World’s first: Ammonia-ready CMA CGM Masai Mara delivered
The world’s first ammonia-ready containership CMA CGM Masai Mara has celebrated two major milestones in its construction process. Namely, the engineering marvel was christened at a special ceremony hosted by the Chinese shipbuilder Qingdao Shipyard on April 27, before being officially delivered on May 23.
The 5,900 TEU vessel was built for Belgian shipowner CMB and the boxship will be operated by French liner major CMA CGM.
The CMA CGM Masai Mara stretches 240 meters in length, 42.8 meters in width, and has a maximum packing capacity of 6,014 boxes, including 1,150 refrigerated containers. Its advanced features include a high level of automation and an innovative ammonia/diesel dual-fuel propulsion system.
The shipbuilder said that the vessel has low energy consumption and that its design features allow for compliance with all the latest regulations of the International Maritime Organization.
The vessel belongs to a new generation of medium-sized containerships optimized for regional container transportation and can be deployed on various non-polar global routes, offering flexibility in their utilization.
The naming ceremony also served as an occasion for the launching of Masai Mara’s sister ship, CV5900-02 to be named CMA CGM Khao Sok.
As informed, the two vessels form part of a deal for a total of six vessels.
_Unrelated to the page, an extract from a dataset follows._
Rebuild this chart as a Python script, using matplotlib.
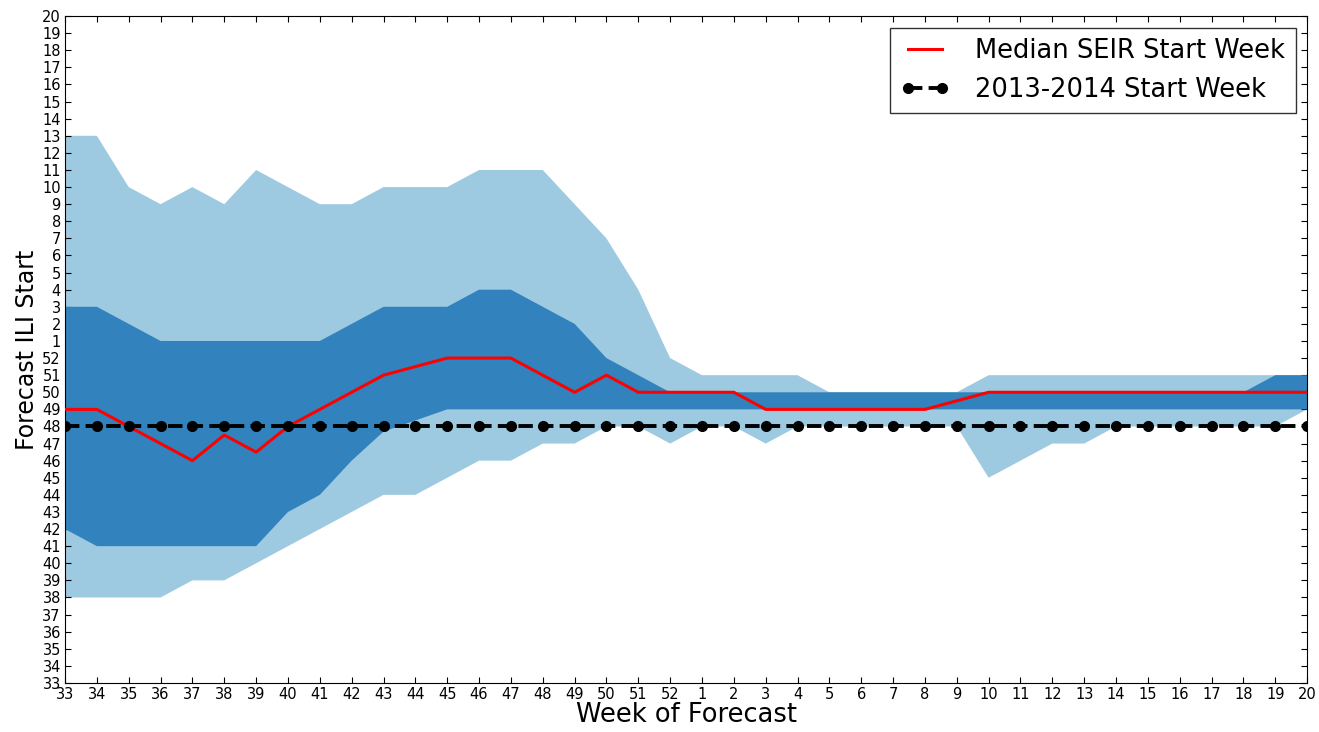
import numpy as np
import matplotlib.pyplot as plt

# forecast weeks across the season (33..52, then 1..20)
weeks = list(range(33, 53)) + list(range(1, 21))

# 95% interval of the forecast start week
outer_hi = [13, 13, 10, 9, 10, 9, 11, 10, 9, 9, 10, 10, 10, 11, 11, 11, 9, 7, 4, 52,
            51, 51, 51, 51, 50, 50, 50, 50, 50, 51, 51, 51, 51, 51, 51, 51, 51, 51, 51, 51]
outer_lo = [38, 38, 38, 38, 39, 39, 40, 41, 42, 43, 44, 44, 45, 46, 46, 47, 47, 48, 48, 47,
            48, 48, 47, 48, 48, 48, 48, 48, 48, 45, 46, 47, 47, 48, 48, 48, 48, 48, 48, 49]

# 50% interval
inner_hi = [3, 3, 2, 1, 1, 1, 1, 1, 1, 2, 3, 3, 3, 4, 4, 3, 2, 52, 51, 50,
            50, 50, 50, 50, 50, 50, 50, 50, 50, 50, 50, 50, 50, 50, 50, 50, 50, 50, 51, 51]
inner_lo = [42, 41, 41, 41, 41, 41, 41, 43, 44, 46, 47.7, 48.35, 49, 49, 49, 49, 49, 49, 49, 49,
            49, 49, 49, 49, 49, 49, 49, 49, 49, 49, 49, 49, 49, 49, 49, 49, 49, 49, 49, 49]

median = [49, 49, 48, 47, 46, 47.5, 46.5, 48, 49, 50, 51, 51.5, 52, 52, 52, 51, 50, 51, 50, 50,
          50, 50, 49, 49, 49, 49, 49, 49, 49.5, 50, 50, 50, 50, 50, 50, 50, 50, 50, 50, 50]

observed_start = [48] * len(weeks)


def season_index(week):
    # weeks 33..52 come first, then 1..20 of the next year
    week = np.asarray(week, dtype=float)
    return np.where(week >= 33, week - 33, week + 19)


x = np.arange(len(weeks))

fig = plt.figure(figsize=(13.19, 7.32), dpi=100)
ax = fig.add_axes([0.0493, 0.067, 0.9417, 0.911])

ax.fill_between(x, season_index(outer_lo), season_index(outer_hi),
                facecolor="#9ecae1", edgecolor="none", zorder=1)
ax.fill_between(x, season_index(inner_lo), season_index(inner_hi),
                facecolor="#3182bd", edgecolor="none", zorder=2)

ax.plot(x, season_index(median), color="r", lw=2.2, zorder=3,
        label="Median SEIR Start Week")
ax.plot(x, season_index(observed_start), "k--o", lw=2.8, ms=7, zorder=4,
        label="2013-2014 Start Week")

ax.set_xlim(0, 39)
ax.set_ylim(0, 39)
ax.set_xticks(x)
ax.set_xticklabels([str(w) for w in weeks], fontsize=10.5)
ax.set_yticks(x)
ax.set_yticklabels([str(w) for w in weeks], fontsize=10.5)
ax.tick_params(direction="in", top=True, right=True, length=4, pad=3)

ax.set_xlabel("Week of Forecast", fontsize=18.5, labelpad=0)
ax.set_ylabel("Forecast ILI Start", fontsize=17, labelpad=2)

leg = ax.legend(loc="upper right", fontsize=18.5, fancybox=False, numpoints=2,
                handlelength=1.9, handletextpad=1.0, borderaxespad=0.45,
                labelspacing=0.5, borderpad=0.4)
leg.get_frame().set_edgecolor("black")
leg.get_frame().set_linewidth(1.0)

fig.savefig("out.png", dpi=100)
These particular vessels represent the largest container ship currently under construction in Shandong Province. The deal between CMB and Qingdao builds on the close relationship between the duo forged on the construction of a 206.000 dwt bulk carrier.
Qingdao Shipyard recently inked a significant contract with the renowned shipowner Norwegian Seatankers Group for the construction of 4+4 82,000DWT bulk carriers.
CMB has been a staunch supporter of alternative fuels such as hydrogen and ammonia. The company’s subsidiary Bocimar is building up to nine ammonia-powred Newcastlemaxes in China in cooperation with WinGD.
CSSC Qingdao Beihai Shipbuilding launched the construction of CMB’s ammonia-ready 210,000 dwt bulk carrier earlier this year.
In addition, CMB and Japanese shipbuilder Tsuneishi have launched a joint venture to develop the hydrogen internal combustion engine (H2ICE) technology for the Japanese industrial and marine market.
CMB’s subsidiary CMB.TECH has developed concrete applications with dual fuel and monofuel hydrogen engines.
CMB and Tsuneishi have already been working together, with the development the hydrogen-powered ferry HydroBingo.